>> begin Records for the exercise
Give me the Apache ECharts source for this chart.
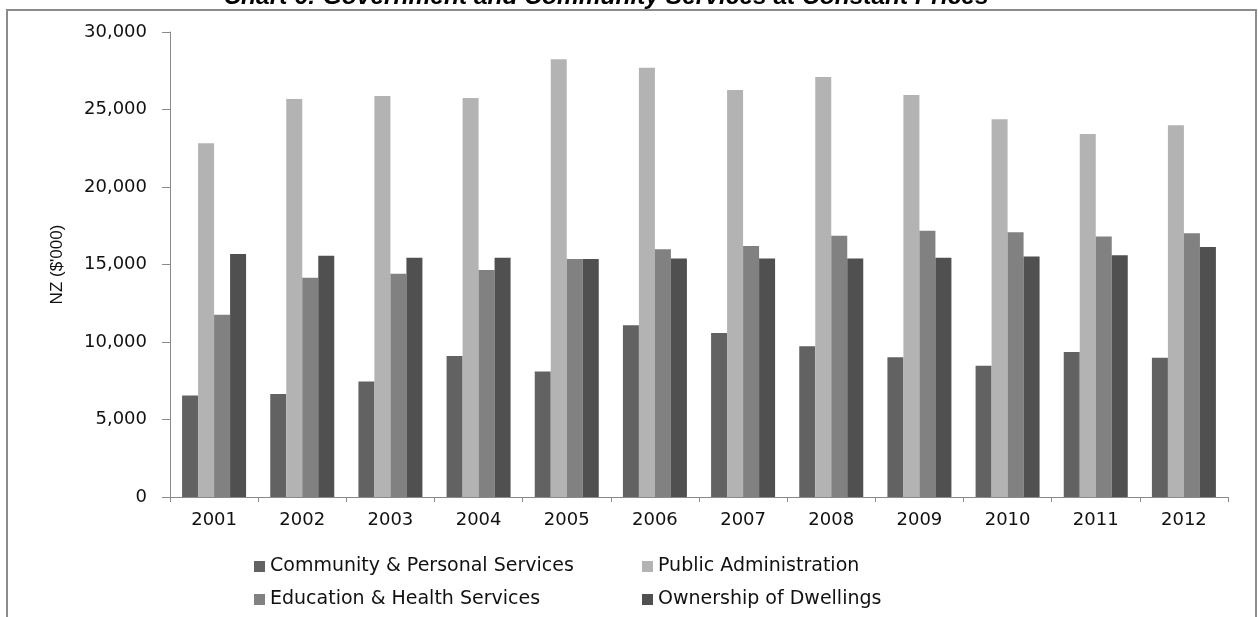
<!DOCTYPE html>
<html>
<head>
<meta charset="utf-8">
<script src="https://cdn.jsdelivr.net/npm/echarts@6/dist/echarts.min.js"></script>
<style>
html,body{margin:0;padding:0;background:#fff;}
#chart{width:1258px;height:617px;}
</style>
</head>
<body>
<div id="chart"></div>
<script>
const titleText = "Chart 6: Government and Community Services at Constant Prices";
const years = ["2001","2002","2003","2004","2005","2006","2007","2008","2009","2010","2011","2012"];
const seriesNames = ["Community & Personal Services","Public Administration","Education & Health Services","Ownership of Dwellings"];
const community = [6550, 6650, 7450, 9100, 8100, 11080, 10580, 9720, 9010, 8470, 9350, 8990];
const publicAdmin = [22820, 25680, 25870, 25740, 28240, 27700, 26260, 27100, 25940, 24370, 23420, 23980];
const education = [11760, 14150, 14410, 14650, 15360, 15980, 16190, 16860, 17180, 17080, 16800, 17010];
const dwellings = [15680, 15570, 15440, 15440, 15360, 15380, 15380, 15380, 15440, 15510, 15590, 16130];
const colors = ["#626262", "#b3b3b3", "#818181", "#505050"];

const chart = echarts.init(document.getElementById('chart'), null, {renderer:'canvas'});
const values = [community, publicAdmin, education, dwellings];
const legendText = {color:'#111', fontFamily:'DejaVu Sans', fontSize:19};
chart.setOption({
  animation:false,
  backgroundColor:'#fff',
  color: colors,
  graphic:[
    {type:'rect', shape:{x:7, y:10, width:1249, height:700}, style:{fill:'none', stroke:'#8c8c8c', lineWidth:2}, silent:true},
    {type:'text', x:606, y:-15, style:{text:titleText, fill:'#000', font:'italic bold 24.5px "Liberation Sans"', align:'center', verticalAlign:'top'}, silent:true}
  ],
  grid:{left:170, right:30, top:32, bottom:120, containLabel:false},
  legend:[
    {data:[seriesNames[0], seriesNames[2]], orient:'vertical', left:249, top:552, itemWidth:11, itemHeight:11, itemGap:14, icon:'rect', textStyle:legendText, selectedMode:false},
    {data:[seriesNames[1], seriesNames[3]], orient:'vertical', left:637, top:552, itemWidth:11, itemHeight:11, itemGap:14, icon:'rect', textStyle:legendText, selectedMode:false}
  ],
  xAxis:{
    type:'category', data:years,
    axisLine:{lineStyle:{color:'#8a8a8a', width:1}},
    axisTick:{show:true, length:5, lineStyle:{color:'#8a8a8a'}},
    axisLabel:{color:'#111', fontFamily:'DejaVu Sans', fontSize:18, margin:14},
    splitLine:{show:false}
  },
  yAxis:{
    type:'value', min:0, max:30000, interval:5000,
    name:"NZ ($'000)", nameLocation:'middle', nameGap:104, nameRotate:90,
    nameTextStyle:{color:'#111', fontFamily:'Liberation Sans', fontSize:17},
    axisLine:{show:true, lineStyle:{color:'#8a8a8a', width:1}},
    axisTick:{show:true, length:8, lineStyle:{color:'#8a8a8a'}},
    axisLabel:{color:'#111', fontFamily:'DejaVu Sans', fontSize:18, margin:23,
      formatter:(v)=>v.toLocaleString('en-US')},
    splitLine:{show:false}
  },
  series: seriesNames.map((n,i)=>({
    name:n, type:'bar', data:values[i], barWidth:16, barGap:'0%',
    itemStyle:{color:colors[i]}
  }))
});
</script>
</body>
</html>
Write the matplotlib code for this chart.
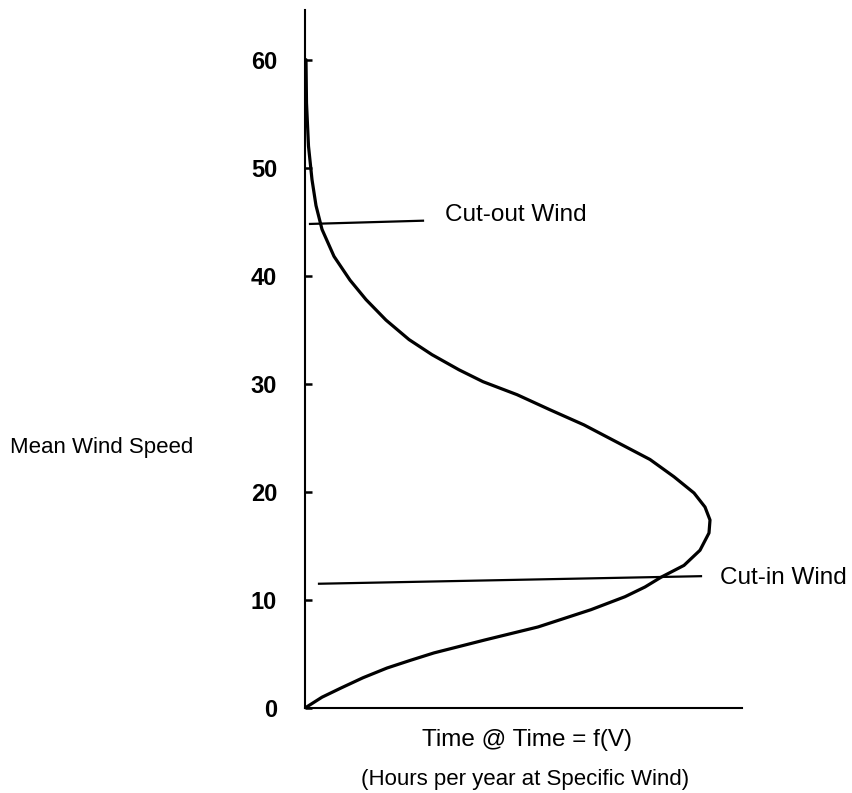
import numpy as np
import matplotlib.pyplot as plt

plt.rcParams['font.family'] = ['Liberation Sans', 'DejaVu Sans']

# wind speed vs time (time in arbitrary units)
speed = [0, 1.0, 1.85, 2.8, 3.7, 4.4, 5.1, 6.3, 7.5, 9.1, 10.3, 11.2, 12.1, 13.2, 14.6,
         16.2, 17.4, 18.6, 19.9, 21.4, 23.0, 24.6, 26.2, 27.6, 29.0, 30.2,
         31.3, 32.7, 34.1, 35.9, 37.8, 39.6, 41.8, 44.3, 46.5, 48.9, 52.0, 56.0, 60.0]
hours = [0, 17, 36, 58, 82, 105, 129, 180, 233, 286, 320, 340, 356, 379, 395,
         404, 405, 400, 389, 369, 345, 312, 279, 245, 212, 178,
         154, 127, 104, 81, 61, 45, 29, 17, 11, 7, 3.5, 1.5, 1]

cut_out_x = [5, 118]
cut_out_y = [44.8, 45.1]
cut_in_x = [14, 396]
cut_in_y = [11.5, 12.2]

yticks = [0, 10, 20, 30, 40, 50, 60]

fig = plt.figure(figsize=(8.52, 7.93), dpi=100)
ax = fig.add_axes([305 / 852, 85 / 793, 437 / 852, 698 / 793])

ax.plot(hours, speed, color='black', lw=2.3, solid_capstyle='round',
        solid_joinstyle='round')
ax.plot(cut_out_x, cut_out_y, color='black', lw=1.6)
ax.plot(cut_in_x, cut_in_y, color='black', lw=1.6)

ax.set_xlim(0, 437)
ax.set_ylim(0, 64.6)
ax.spines['top'].set_visible(False)
ax.spines['right'].set_visible(False)
ax.spines['left'].set_linewidth(1.5)
ax.spines['bottom'].set_linewidth(1.5)
ax.set_xticks([])
ax.set_yticks(yticks)
ax.set_yticklabels([str(t) for t in yticks], fontsize=17, fontweight='bold')
ax.tick_params(axis='y', direction='in', length=5, width=1.8, pad=20)

ax.text(140, 45.6, 'Cut-out Wind', fontsize=17.5, va='center', ha='left')
ax.text(415, 12.0, 'Cut-in Wind', fontsize=17.5, va='center', ha='left')

fig.text(10 / 852, 1 - 447 / 793, 'Mean Wind Speed', fontsize=16, va='center', ha='left')
fig.text(527 / 852, 1 - 740 / 793, 'Time @ Time = f(V)', fontsize=17.5, va='center', ha='center')
fig.text(525 / 852, 1 - 779 / 793, '(Hours per year at Specific Wind)', fontsize=16,
         va='center', ha='center')

fig.savefig('out.png', dpi=100)
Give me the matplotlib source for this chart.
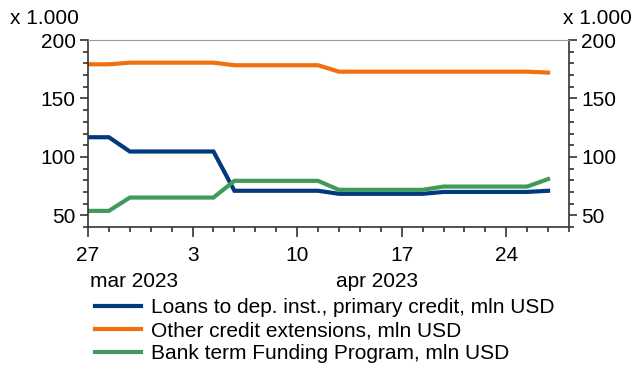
>> end Records for the exercise
Aim of the exercise |
Determine the number of lines in the entries above where the string "source" appears. Answer with the number alone.

Output of the exercise |
2